Unklar bleibt weiter der Umgang mit den Revisionsvorschlägen, die Privatpersonen auf der Web-Seite des Parlaments einreichen können (d’Land, 5.6.2015). Auch wenn referendum.lu bisher eher als konstitutionelle Spielwiese für Tierfreunde abgetan wurde, will der parlamentarische Ausschuss nun um keinen Preis den Eindruck erwecken, dass er sie nicht ernst nehme. Nachträglich will er sogar eine Prozedur für den Umgang mit diesen inzwischen 70 Meldungen erfinden.

Zu klären bleibt auch, welcher Platz in der öffentlichen Debatte möglichen Gegnern der Verfassungsrevision eingeräumt werden soll, die offen aufrufen, mit Nein zu stimmen.
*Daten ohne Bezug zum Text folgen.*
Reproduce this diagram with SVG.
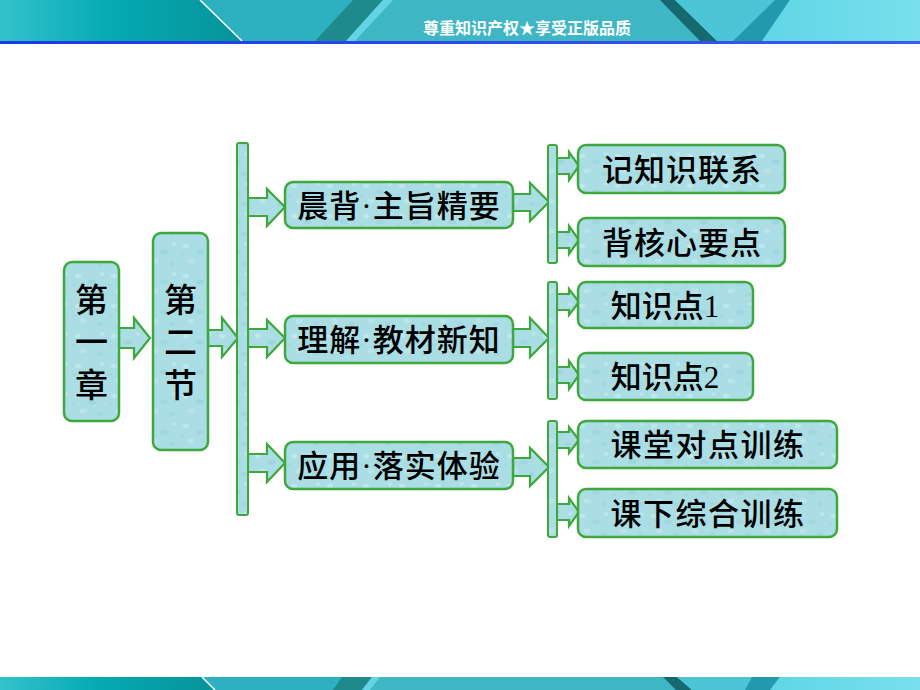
<svg xmlns="http://www.w3.org/2000/svg" width="920" height="690" viewBox="0 0 920 690">
<defs>
<linearGradient id="hdrL" x1="0" y1="0" x2="1" y2="0">
<stop offset="0" stop-color="#33c2cc"/><stop offset="0.45" stop-color="#05aab3"/><stop offset="1" stop-color="#069499"/>
</linearGradient>
<linearGradient id="hdrR" x1="0" y1="0" x2="1" y2="0">
<stop offset="0" stop-color="#5fd6e6"/><stop offset="1" stop-color="#78e0ec"/>
</linearGradient>
<linearGradient id="blueLine" x1="0" y1="0" x2="1" y2="0">
<stop offset="0" stop-color="#1a3ae8"/><stop offset="1" stop-color="#3a5af0"/>
</linearGradient>
<pattern id="drops" width="36" height="30" patternUnits="userSpaceOnUse">
<rect width="36" height="30" fill="#aadde4"/>
<ellipse cx="6" cy="6" rx="3" ry="2.2" fill="#cdeef2" opacity="0.6"/>
<ellipse cx="20" cy="12" rx="4" ry="2.6" fill="#94d0d8" opacity="0.45"/>
<ellipse cx="30" cy="4" rx="2.5" ry="1.8" fill="#c6ebf0" opacity="0.6"/>
<ellipse cx="11" cy="21" rx="3.5" ry="2.4" fill="#c4eaef" opacity="0.6"/>
<ellipse cx="28" cy="24" rx="3" ry="2" fill="#96d2da" opacity="0.45"/>
<ellipse cx="2" cy="15" rx="2" ry="1.5" fill="#98d2da" opacity="0.4"/>
</pattern>
<style>
.box{fill:url(#drops);stroke:#3ea83e;stroke-width:2.5}
.bar{fill:url(#drops);stroke:#3ea83e;stroke-width:2}
.arr{fill:url(#drops);stroke:#3ea83e;stroke-width:2.2;stroke-linejoin:miter}
.lbl{font-family:"Liberation Serif","Noto Sans CJK SC",serif;font-size:31px;font-weight:500;fill:#000;text-anchor:middle;dominant-baseline:central}
.vl{font-family:"Liberation Serif","Noto Sans CJK SC",serif;font-size:33px;font-weight:500;fill:#000;text-anchor:middle;dominant-baseline:central}
.hdr{font-family:"Noto Sans CJK SC",sans-serif;font-size:16px;font-weight:bold;fill:#fff;text-anchor:middle;dominant-baseline:central}
</style>
</defs>

<g id="header">
<rect x="0" y="0" width="920" height="41" fill="#3fb6c4"/>
<polygon points="0,0 200,0 242,41 0,41" fill="url(#hdrL)"/>
<polygon points="242,41 200,0 360,0 320,41" fill="#2db0bf"/>
<polygon points="353,0 383,0 346,41 315,41" fill="#1f8a8c"/>
<polygon points="383,0 393,0 355,41 346,41" fill="#62d4e4"/>
<polygon points="660,0 675,0 717,41 700,41" fill="#15696f"/>
<polygon points="675,0 790,0 762,41 717,41" fill="#4cc6d6"/>
<polygon points="775,0 790,0 762,41 733,41" fill="#2399ae"/>
<polygon points="790,0 920,0 920,41 762,41" fill="url(#hdrR)"/>
<line x1="200" y1="0" x2="242" y2="41" stroke="#ffffff" stroke-width="1.5"/>
<rect x="0" y="41" width="920" height="3" fill="url(#blueLine)"/>
<text class="hdr" x="527" y="27">尊重知识产权★享受正版品质</text>
</g>

<g id="footer">
<rect x="0" y="677" width="920" height="13" fill="#3fb6c4"/>
<polygon points="0,677 202,677 215,690 0,690" fill="url(#hdrL)"/>
<polygon points="215,690 202,677 346,677 338,690" fill="#2db0bf"/>
<polygon points="342,677 372,677 362,690 333,690" fill="#1f8a8c"/>
<polygon points="372,677 380,677 370,690 362,690" fill="#62d4e4"/>
<polygon points="663,677 677,677 692,690 676,690" fill="#15696f"/>
<polygon points="677,677 780,677 770,690 692,690" fill="#4cc6d6"/>
<polygon points="752,677 780,677 770,690 745,690" fill="#2399ae"/>
<polygon points="780,677 920,677 920,690 770,690" fill="url(#hdrR)"/>
<line x1="202" y1="677" x2="215" y2="690" stroke="#ffffff" stroke-width="1.5"/>
</g>

<g id="connectors">
<polygon class="arr" points="119,328 134,328 134,318 150,338 134,358 134,348 119,348"/>
<polygon class="arr" points="208,330 222,330 222,318 238,338 222,357 222,346 208,346"/>
<polygon class="arr" points="248,198 267,198 267,189 285,207 267,226 267,216 248,216"/>
<polygon class="arr" points="248,329 267,329 267,320 285,338 267,357 267,347 248,347"/>
<polygon class="arr" points="248,454 267,454 267,444 285,463 267,482 267,472 248,472"/>
<polygon class="arr" points="513,194 530,194 530,183 549,202 530,221 530,211 513,211"/>
<polygon class="arr" points="513,329 530,329 530,318 549,338 530,357 530,347 513,347"/>
<polygon class="arr" points="513,458 530,458 530,448 549,467 530,486 530,476 513,476"/>
<polygon class="arr" points="557,158 569,158 569,152 579,166 569,180 569,174 557,174"/>
<polygon class="arr" points="557,232 569,232 569,226 579,240 569,254 569,248 557,248"/>
<polygon class="arr" points="557,294 569,294 569,289 579,302 569,315 569,310 557,310"/>
<polygon class="arr" points="557,367 569,367 569,361 579,375 569,389 569,383 557,383"/>
<polygon class="arr" points="557,432 569,432 569,427 579,440 569,453 569,448 557,448"/>
<polygon class="arr" points="557,504 569,504 569,498 579,512 569,526 569,520 557,520"/>
<rect class="bar" x="237" y="143" width="11" height="372" rx="2"/>
<rect class="bar" x="548" y="145" width="9" height="118" rx="2"/>
<rect class="bar" x="548" y="282" width="9" height="117" rx="2"/>
<rect class="bar" x="548" y="421" width="9" height="116" rx="2"/>
</g>

<g id="n-chapter">
<rect class="box" x="64" y="262" width="55" height="159" rx="8"/>
<text class="vl" x="91.5" y="301">第</text>
<text class="vl" x="91.5" y="343">一</text>
<text class="vl" x="91.5" y="386">章</text>
</g>
<g id="n-section">
<rect class="box" x="153" y="233" width="55" height="217" rx="8"/>
<text class="vl" x="180.5" y="301">第</text>
<text class="vl" x="180.5" y="343">二</text>
<text class="vl" x="180.5" y="386">节</text>
</g>
<g id="n-row1">
<rect class="box" x="285" y="182" width="228" height="46" rx="8"/>
<text class="lbl" x="399" y="206" letter-spacing="1">晨背·主旨精要</text>
</g>
<g id="n-row2">
<rect class="box" x="285" y="316" width="228" height="47" rx="8"/>
<text class="lbl" x="399" y="340" letter-spacing="1">理解·教材新知</text>
</g>
<g id="n-row3">
<rect class="box" x="285" y="442" width="228" height="47" rx="8"/>
<text class="lbl" x="399" y="466" letter-spacing="1">应用·落实体验</text>
</g>
<g id="n-c1">
<rect class="box" x="578" y="145" width="207" height="48" rx="8"/>
<text class="lbl" x="682" y="170" letter-spacing="1">记知识联系</text>
</g>
<g id="n-c2">
<rect class="box" x="578" y="218" width="207" height="48" rx="8"/>
<text class="lbl" x="682" y="243" letter-spacing="1">背核心要点</text>
</g>
<g id="n-c3">
<rect class="box" x="578" y="282" width="175" height="46" rx="8"/>
<text class="lbl" x="665" y="306">知识点1</text>
</g>
<g id="n-c4">
<rect class="box" x="578" y="353" width="175" height="47" rx="8"/>
<text class="lbl" x="665" y="377">知识点2</text>
</g>
<g id="n-c5">
<rect class="box" x="578" y="421" width="259" height="47" rx="8"/>
<text class="lbl" x="708" y="445" letter-spacing="1.5">课堂对点训练</text>
</g>
<g id="n-c6">
<rect class="box" x="578" y="489" width="259" height="48" rx="8"/>
<text class="lbl" x="708" y="514" letter-spacing="1.5">课下综合训练</text>
</g>
</svg>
Während der Kampagne für das Referendum vom 7. Juni waren die im Parlament vertretenen Parteien streng unter sich geblieben.

Aber alle diese Überlegungen drücken vor allem die Hilflosigkeit im Umgang mit dem geplanten Referendum aus. Und an den Plan B für den Fall, dass das Referendum über die Verfassungsrevi­sion 2018 so ausgeht wie das Referendum über drei Reformvorschläge am 7. Juni, will derzeit niemand denken. Er liefe wohl darauf hinaus, dass das Parlament den Traum einer großen Gesamtrevision begrübe und einige für unverzichtbar gehaltene Schlüsselelemente des gescheiterten Textes nach den Wahlen in zwei parlamentarischen Lesungen ohne Referendum guthieße – schließlich wäre es keine Gesamtrevision mehr. Dann hätten die Konservativen in der CSV Recht behalten, die sich so lange gegen eine Gesamtrevision und eine Änderung von Verfassungsartikel 114 gesträubt hatten, der erst eine solche Gesamtrevision ermöglicht. Damit die Kirche im Dorf bliebe.